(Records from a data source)
• • •
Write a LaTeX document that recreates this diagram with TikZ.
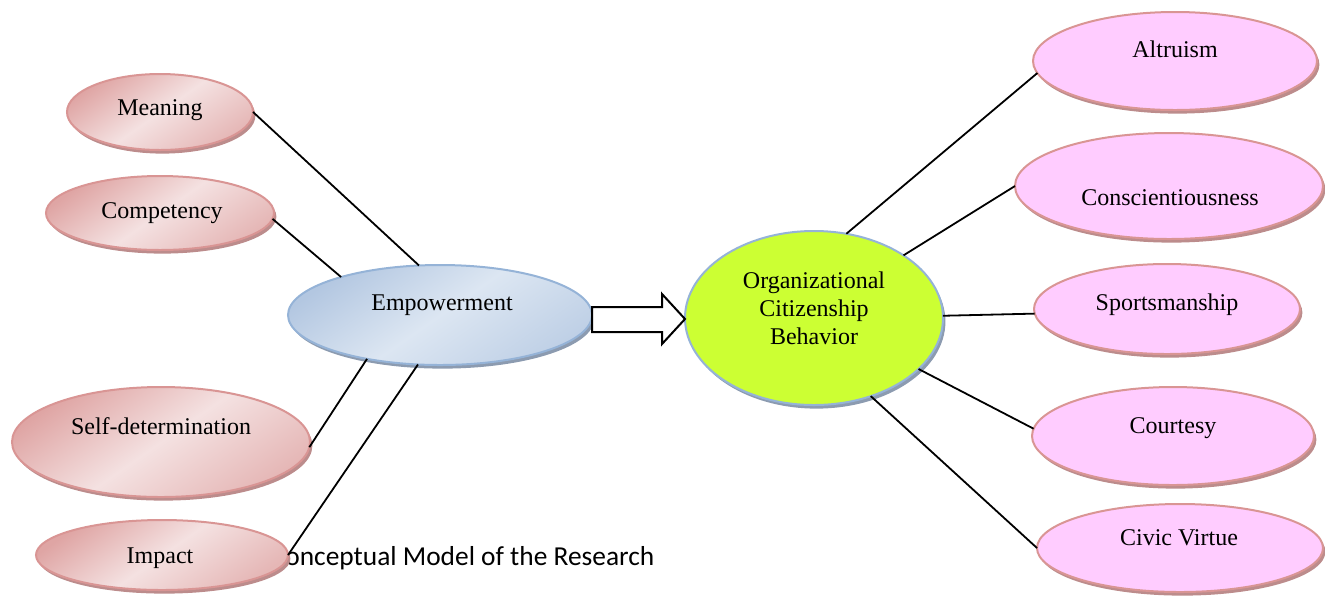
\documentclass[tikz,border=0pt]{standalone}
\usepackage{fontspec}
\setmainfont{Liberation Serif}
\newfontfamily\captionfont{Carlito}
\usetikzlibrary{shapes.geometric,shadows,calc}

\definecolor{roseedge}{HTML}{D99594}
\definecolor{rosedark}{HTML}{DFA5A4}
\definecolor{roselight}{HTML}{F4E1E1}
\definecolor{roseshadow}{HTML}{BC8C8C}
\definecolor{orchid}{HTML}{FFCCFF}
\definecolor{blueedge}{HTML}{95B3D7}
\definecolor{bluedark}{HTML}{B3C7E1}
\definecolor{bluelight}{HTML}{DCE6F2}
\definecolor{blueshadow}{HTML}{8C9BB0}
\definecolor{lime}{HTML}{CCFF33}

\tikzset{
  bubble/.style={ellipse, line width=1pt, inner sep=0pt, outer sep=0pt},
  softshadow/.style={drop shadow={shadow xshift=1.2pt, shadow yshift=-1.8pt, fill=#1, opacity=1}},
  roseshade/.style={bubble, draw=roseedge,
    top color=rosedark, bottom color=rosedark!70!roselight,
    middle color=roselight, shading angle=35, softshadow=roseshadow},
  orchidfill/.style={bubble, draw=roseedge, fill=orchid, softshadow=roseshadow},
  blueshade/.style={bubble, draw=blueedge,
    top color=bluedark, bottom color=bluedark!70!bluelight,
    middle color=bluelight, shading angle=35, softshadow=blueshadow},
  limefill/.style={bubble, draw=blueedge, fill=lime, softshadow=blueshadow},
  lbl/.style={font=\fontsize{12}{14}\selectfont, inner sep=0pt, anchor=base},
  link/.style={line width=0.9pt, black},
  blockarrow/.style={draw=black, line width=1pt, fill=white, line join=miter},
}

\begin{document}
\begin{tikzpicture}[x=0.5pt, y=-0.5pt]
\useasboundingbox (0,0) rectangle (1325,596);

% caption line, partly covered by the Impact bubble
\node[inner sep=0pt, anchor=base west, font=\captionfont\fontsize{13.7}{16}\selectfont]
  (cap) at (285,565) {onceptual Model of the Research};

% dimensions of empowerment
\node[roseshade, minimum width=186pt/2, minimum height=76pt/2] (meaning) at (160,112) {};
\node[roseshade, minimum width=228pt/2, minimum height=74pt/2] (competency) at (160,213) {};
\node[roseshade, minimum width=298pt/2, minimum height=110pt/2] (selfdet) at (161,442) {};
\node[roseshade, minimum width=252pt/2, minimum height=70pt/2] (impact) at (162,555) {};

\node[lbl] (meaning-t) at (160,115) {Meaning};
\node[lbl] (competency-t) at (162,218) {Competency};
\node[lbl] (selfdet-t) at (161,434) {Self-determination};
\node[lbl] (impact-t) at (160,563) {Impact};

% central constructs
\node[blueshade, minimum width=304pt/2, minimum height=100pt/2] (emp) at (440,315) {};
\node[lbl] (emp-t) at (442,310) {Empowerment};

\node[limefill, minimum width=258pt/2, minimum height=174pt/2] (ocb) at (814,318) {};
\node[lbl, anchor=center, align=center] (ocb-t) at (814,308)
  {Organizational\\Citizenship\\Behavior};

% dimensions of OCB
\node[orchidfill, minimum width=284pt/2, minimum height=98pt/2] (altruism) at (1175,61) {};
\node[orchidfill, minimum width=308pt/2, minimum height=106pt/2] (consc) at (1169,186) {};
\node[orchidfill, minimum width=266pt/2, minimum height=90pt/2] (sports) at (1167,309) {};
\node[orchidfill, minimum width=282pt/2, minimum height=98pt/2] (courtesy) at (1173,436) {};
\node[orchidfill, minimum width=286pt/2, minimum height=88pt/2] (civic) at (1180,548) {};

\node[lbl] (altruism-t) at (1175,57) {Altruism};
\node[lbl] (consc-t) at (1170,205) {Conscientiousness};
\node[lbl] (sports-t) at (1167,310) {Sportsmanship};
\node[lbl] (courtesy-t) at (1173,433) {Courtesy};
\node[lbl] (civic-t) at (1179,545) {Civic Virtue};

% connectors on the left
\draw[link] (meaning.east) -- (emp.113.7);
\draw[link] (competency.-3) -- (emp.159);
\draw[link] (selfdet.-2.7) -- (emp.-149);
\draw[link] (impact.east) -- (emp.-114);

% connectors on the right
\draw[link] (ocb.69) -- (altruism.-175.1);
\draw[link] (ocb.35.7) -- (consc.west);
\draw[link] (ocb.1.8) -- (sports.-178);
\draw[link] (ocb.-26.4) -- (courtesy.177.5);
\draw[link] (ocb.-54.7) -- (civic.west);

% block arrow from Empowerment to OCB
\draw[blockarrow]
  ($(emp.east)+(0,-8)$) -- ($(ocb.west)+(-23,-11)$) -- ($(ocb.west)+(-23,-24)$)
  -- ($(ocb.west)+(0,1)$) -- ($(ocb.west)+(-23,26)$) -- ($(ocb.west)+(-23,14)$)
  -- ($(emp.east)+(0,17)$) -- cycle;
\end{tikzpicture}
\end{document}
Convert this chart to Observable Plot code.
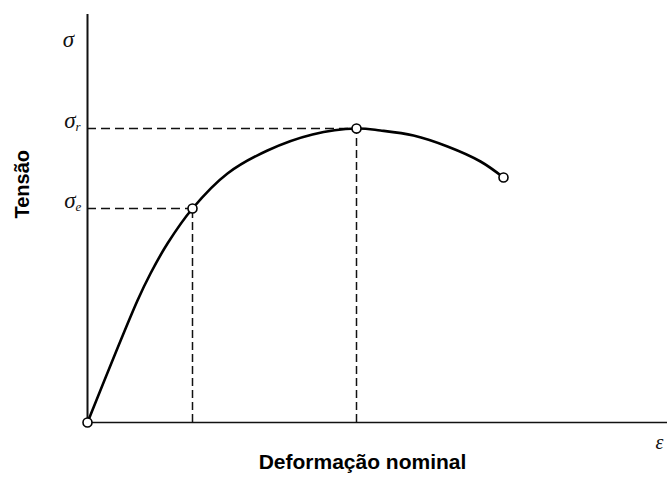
• • •
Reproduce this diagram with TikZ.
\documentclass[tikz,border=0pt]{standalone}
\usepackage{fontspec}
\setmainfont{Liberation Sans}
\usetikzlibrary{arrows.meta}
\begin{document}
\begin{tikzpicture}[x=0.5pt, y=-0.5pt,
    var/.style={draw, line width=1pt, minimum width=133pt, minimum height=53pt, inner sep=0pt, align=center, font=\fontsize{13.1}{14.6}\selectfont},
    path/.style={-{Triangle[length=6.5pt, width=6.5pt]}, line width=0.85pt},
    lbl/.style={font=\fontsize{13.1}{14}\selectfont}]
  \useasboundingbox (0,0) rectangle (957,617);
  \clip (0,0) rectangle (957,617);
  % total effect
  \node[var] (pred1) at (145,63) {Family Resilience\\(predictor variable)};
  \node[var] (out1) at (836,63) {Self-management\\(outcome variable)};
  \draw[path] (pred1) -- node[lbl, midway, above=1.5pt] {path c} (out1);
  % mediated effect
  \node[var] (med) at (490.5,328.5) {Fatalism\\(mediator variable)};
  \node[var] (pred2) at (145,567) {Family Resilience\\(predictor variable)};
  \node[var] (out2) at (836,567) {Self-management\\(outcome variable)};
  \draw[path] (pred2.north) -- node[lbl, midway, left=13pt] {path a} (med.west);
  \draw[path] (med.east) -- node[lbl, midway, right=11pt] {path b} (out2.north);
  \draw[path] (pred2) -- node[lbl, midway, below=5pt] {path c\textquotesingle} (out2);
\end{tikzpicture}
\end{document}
• • •
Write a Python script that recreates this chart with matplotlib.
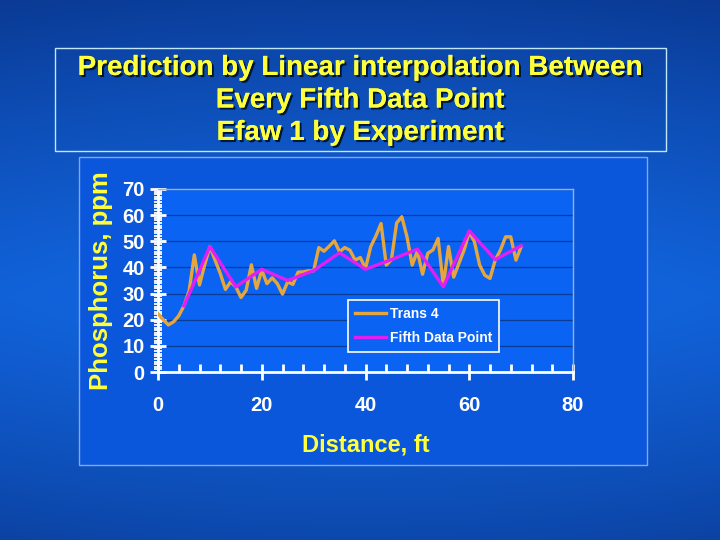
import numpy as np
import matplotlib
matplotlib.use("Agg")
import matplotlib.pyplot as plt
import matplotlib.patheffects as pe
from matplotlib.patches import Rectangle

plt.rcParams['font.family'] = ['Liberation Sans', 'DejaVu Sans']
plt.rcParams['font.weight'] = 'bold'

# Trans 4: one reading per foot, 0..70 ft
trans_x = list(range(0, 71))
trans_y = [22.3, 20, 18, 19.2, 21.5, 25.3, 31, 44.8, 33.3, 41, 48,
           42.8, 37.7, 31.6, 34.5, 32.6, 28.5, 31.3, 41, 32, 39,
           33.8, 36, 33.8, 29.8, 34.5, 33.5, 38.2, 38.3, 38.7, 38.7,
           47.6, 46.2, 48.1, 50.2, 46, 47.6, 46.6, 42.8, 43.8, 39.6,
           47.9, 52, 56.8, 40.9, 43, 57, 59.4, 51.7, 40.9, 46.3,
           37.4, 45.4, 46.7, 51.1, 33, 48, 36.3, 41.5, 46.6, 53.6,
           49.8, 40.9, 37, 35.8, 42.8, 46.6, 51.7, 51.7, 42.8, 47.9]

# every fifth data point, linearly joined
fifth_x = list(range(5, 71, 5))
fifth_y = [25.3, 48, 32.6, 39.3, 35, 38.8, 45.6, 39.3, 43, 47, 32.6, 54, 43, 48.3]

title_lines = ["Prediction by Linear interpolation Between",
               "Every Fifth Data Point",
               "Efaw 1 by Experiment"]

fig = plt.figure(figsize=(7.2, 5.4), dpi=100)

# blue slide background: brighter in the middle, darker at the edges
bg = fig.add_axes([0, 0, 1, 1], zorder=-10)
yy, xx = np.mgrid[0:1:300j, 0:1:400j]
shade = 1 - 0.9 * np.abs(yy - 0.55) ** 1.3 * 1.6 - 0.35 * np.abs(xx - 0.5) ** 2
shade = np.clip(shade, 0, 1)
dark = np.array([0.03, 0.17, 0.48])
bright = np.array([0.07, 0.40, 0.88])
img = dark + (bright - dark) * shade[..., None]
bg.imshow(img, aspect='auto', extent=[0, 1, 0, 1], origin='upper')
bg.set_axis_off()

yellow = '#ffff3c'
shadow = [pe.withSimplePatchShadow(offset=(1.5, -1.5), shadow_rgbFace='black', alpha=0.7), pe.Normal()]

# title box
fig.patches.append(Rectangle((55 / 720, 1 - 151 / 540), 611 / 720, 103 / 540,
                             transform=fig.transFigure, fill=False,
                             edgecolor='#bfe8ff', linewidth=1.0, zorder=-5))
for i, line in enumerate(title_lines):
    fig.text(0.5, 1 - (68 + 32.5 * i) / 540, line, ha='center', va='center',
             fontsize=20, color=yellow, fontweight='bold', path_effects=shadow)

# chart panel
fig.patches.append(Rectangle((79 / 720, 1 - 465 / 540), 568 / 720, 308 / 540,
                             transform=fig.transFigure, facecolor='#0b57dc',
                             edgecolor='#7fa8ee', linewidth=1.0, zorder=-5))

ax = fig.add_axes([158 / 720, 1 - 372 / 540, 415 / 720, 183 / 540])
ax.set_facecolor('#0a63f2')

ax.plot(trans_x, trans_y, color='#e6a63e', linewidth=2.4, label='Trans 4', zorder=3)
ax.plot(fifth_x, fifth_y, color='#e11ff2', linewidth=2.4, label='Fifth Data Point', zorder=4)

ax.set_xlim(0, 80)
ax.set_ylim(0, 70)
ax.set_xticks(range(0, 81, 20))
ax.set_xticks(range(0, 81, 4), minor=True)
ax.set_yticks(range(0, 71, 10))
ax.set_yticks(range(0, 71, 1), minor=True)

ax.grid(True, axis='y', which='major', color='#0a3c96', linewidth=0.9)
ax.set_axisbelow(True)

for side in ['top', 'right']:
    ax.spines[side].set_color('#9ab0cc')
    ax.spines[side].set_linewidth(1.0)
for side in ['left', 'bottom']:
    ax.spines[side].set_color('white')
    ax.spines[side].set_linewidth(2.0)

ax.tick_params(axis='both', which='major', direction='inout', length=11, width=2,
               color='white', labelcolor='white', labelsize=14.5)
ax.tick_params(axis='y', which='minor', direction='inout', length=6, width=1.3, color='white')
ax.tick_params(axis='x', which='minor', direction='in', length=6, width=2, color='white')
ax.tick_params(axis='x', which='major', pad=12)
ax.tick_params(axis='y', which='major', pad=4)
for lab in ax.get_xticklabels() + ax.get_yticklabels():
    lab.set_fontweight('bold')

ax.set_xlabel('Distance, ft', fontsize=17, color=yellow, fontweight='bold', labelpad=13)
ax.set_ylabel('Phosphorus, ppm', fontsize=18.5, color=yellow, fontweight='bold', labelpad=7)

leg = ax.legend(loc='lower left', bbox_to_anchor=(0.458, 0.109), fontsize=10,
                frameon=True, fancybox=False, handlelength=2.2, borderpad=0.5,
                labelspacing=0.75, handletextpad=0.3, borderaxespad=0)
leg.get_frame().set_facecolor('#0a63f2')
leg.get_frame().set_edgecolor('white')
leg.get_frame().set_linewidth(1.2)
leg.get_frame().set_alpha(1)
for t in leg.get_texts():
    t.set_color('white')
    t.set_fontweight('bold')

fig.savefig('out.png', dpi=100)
• • •
▸ **Task statement**
Skip the pictures. Set down only the lines from the one containing "Write a Python" through the one containing "bg.set_axis_off()", exactly as they appear, ends included.

▸ **The completed task**
Write a Python script that recreates this chart with matplotlib.
import numpy as np
import matplotlib
matplotlib.use("Agg")
import matplotlib.pyplot as plt
import matplotlib.patheffects as pe
from matplotlib.patches import Rectangle

plt.rcParams['font.family'] = ['Liberation Sans', 'DejaVu Sans']
plt.rcParams['font.weight'] = 'bold'

# Trans 4: one reading per foot, 0..70 ft
trans_x = list(range(0, 71))
trans_y = [22.3, 20, 18, 19.2, 21.5, 25.3, 31, 44.8, 33.3, 41, 48,
           42.8, 37.7, 31.6, 34.5, 32.6, 28.5, 31.3, 41, 32, 39,
           33.8, 36, 33.8, 29.8, 34.5, 33.5, 38.2, 38.3, 38.7, 38.7,
           47.6, 46.2, 48.1, 50.2, 46, 47.6, 46.6, 42.8, 43.8, 39.6,
           47.9, 52, 56.8, 40.9, 43, 57, 59.4, 51.7, 40.9, 46.3,
           37.4, 45.4, 46.7, 51.1, 33, 48, 36.3, 41.5, 46.6, 53.6,
           49.8, 40.9, 37, 35.8, 42.8, 46.6, 51.7, 51.7, 42.8, 47.9]

# every fifth data point, linearly joined
fifth_x = list(range(5, 71, 5))
fifth_y = [25.3, 48, 32.6, 39.3, 35, 38.8, 45.6, 39.3, 43, 47, 32.6, 54, 43, 48.3]

title_lines = ["Prediction by Linear interpolation Between",
               "Every Fifth Data Point",
               "Efaw 1 by Experiment"]

fig = plt.figure(figsize=(7.2, 5.4), dpi=100)

# blue slide background: brighter in the middle, darker at the edges
bg = fig.add_axes([0, 0, 1, 1], zorder=-10)
yy, xx = np.mgrid[0:1:300j, 0:1:400j]
shade = 1 - 0.9 * np.abs(yy - 0.55) ** 1.3 * 1.6 - 0.35 * np.abs(xx - 0.5) ** 2
shade = np.clip(shade, 0, 1)
dark = np.array([0.03, 0.17, 0.48])
bright = np.array([0.07, 0.40, 0.88])
img = dark + (bright - dark) * shade[..., None]
bg.imshow(img, aspect='auto', extent=[0, 1, 0, 1], origin='upper')
bg.set_axis_off()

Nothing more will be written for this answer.